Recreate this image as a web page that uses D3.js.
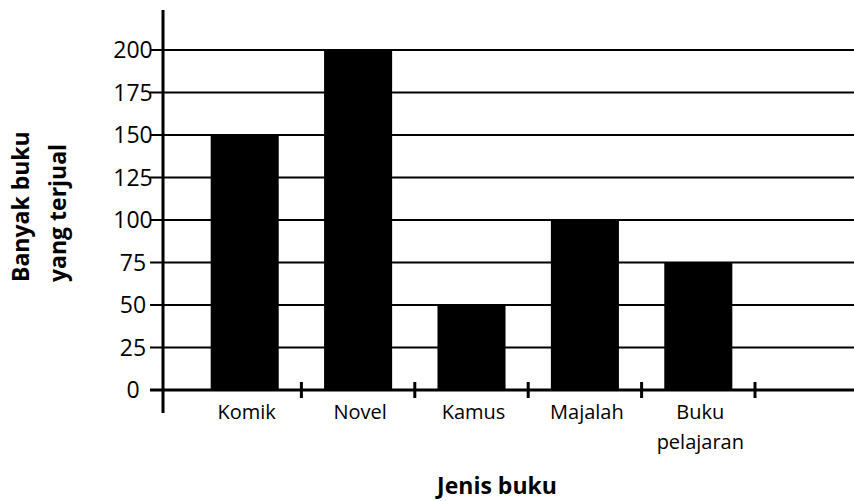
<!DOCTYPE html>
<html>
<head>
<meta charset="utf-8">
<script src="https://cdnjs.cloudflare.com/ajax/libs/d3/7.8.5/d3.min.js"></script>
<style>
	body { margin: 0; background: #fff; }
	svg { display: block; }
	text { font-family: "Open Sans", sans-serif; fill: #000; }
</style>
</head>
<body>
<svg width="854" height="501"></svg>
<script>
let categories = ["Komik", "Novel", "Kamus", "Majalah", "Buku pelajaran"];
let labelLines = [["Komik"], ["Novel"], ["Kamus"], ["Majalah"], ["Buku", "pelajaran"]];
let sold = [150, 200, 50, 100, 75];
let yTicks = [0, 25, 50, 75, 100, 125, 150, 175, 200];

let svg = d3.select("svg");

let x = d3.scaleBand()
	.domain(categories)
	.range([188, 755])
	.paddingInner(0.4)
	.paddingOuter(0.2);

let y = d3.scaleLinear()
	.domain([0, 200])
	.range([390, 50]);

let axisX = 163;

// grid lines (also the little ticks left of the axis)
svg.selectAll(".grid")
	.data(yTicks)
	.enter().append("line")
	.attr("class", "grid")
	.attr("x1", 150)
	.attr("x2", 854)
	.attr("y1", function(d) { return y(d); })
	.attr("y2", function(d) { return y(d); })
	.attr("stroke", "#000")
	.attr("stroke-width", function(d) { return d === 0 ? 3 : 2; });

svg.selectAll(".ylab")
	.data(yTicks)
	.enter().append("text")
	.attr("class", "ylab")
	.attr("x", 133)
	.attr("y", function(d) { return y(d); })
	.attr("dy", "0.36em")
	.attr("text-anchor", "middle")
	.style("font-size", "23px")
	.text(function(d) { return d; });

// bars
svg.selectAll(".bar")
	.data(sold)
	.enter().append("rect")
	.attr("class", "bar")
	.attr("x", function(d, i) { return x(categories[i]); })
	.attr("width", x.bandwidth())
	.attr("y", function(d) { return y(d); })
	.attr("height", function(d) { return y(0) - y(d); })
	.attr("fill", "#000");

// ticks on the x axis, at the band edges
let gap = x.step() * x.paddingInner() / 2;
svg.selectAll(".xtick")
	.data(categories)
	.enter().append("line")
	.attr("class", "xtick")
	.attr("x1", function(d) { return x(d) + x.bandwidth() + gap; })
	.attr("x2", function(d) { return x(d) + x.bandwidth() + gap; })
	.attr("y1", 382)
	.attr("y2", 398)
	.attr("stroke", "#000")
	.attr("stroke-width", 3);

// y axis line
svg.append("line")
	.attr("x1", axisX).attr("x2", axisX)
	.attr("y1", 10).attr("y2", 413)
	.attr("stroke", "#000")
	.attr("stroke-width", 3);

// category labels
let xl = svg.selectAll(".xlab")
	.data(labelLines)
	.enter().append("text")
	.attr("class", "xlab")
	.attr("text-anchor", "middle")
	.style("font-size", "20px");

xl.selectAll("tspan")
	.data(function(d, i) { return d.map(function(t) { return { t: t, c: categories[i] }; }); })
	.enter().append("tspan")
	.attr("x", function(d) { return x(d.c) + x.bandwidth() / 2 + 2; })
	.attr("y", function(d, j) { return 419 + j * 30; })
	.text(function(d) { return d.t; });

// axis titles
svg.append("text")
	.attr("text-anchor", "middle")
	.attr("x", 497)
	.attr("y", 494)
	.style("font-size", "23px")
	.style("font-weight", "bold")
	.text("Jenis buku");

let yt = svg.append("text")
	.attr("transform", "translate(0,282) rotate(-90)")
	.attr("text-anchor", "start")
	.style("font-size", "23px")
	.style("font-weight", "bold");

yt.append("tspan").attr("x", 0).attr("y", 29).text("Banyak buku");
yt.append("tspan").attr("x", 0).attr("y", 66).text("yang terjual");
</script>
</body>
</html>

..........

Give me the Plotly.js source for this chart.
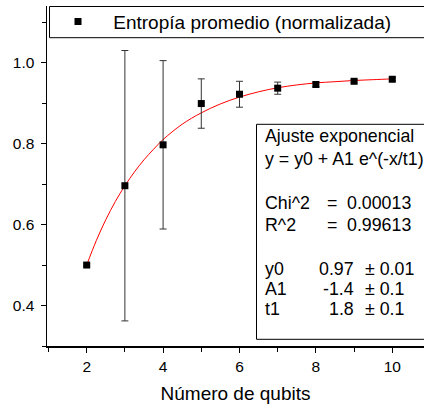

..........

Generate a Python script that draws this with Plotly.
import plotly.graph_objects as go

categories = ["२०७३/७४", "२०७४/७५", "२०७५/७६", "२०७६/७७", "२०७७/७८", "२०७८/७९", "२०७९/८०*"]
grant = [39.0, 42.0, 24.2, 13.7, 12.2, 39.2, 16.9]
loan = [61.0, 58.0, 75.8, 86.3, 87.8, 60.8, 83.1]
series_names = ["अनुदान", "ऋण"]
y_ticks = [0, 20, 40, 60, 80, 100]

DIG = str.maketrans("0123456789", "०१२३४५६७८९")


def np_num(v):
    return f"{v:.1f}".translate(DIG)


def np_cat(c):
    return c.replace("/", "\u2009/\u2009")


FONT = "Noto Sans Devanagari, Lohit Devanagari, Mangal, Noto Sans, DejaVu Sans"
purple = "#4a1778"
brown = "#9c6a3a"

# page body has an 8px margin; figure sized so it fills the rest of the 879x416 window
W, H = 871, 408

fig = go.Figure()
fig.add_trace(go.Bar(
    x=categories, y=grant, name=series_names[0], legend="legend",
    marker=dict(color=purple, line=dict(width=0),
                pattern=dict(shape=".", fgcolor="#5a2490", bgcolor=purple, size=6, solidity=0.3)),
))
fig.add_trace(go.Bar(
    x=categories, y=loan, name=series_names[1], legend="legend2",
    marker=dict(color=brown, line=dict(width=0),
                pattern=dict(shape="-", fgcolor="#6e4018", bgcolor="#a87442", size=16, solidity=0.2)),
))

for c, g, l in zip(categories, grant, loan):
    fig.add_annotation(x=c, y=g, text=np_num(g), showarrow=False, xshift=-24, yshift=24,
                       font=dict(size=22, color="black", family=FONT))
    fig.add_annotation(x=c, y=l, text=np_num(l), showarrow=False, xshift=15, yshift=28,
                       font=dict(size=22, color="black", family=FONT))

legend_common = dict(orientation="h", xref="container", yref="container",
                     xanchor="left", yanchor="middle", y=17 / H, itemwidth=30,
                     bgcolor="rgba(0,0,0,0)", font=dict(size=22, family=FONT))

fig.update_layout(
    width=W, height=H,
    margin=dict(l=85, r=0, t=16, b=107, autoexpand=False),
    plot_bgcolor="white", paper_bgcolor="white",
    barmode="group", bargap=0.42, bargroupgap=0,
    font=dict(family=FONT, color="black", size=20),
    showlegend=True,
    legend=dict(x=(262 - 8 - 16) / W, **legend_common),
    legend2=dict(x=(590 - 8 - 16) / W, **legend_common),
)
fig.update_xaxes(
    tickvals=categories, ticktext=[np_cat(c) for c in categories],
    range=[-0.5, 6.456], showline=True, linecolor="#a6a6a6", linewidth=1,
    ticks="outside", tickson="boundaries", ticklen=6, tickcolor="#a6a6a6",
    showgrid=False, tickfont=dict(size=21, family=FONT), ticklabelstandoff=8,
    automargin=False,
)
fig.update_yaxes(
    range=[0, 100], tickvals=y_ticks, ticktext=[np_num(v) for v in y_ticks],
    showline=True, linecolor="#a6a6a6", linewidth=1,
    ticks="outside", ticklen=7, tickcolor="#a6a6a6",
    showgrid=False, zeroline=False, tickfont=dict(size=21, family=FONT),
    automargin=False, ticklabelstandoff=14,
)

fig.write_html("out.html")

..........

SHORT PROBLEM » In the listing above, find the line with "Generate a Python" and the line with "W, H = 871, 408", then print exactly those lines and every line between them.

SOLUTION BELOW »
Generate a Python script that draws this with Plotly.
import plotly.graph_objects as go

categories = ["२०७३/७४", "२०७४/७५", "२०७५/७६", "२०७६/७७", "२०७७/७८", "२०७८/७९", "२०७९/८०*"]
grant = [39.0, 42.0, 24.2, 13.7, 12.2, 39.2, 16.9]
loan = [61.0, 58.0, 75.8, 86.3, 87.8, 60.8, 83.1]
series_names = ["अनुदान", "ऋण"]
y_ticks = [0, 20, 40, 60, 80, 100]

DIG = str.maketrans("0123456789", "०१२३४५६७८९")


def np_num(v):
    return f"{v:.1f}".translate(DIG)


def np_cat(c):
    return c.replace("/", "\u2009/\u2009")


FONT = "Noto Sans Devanagari, Lohit Devanagari, Mangal, Noto Sans, DejaVu Sans"
purple = "#4a1778"
brown = "#9c6a3a"

# page body has an 8px margin; figure sized so it fills the rest of the 879x416 window
W, H = 871, 408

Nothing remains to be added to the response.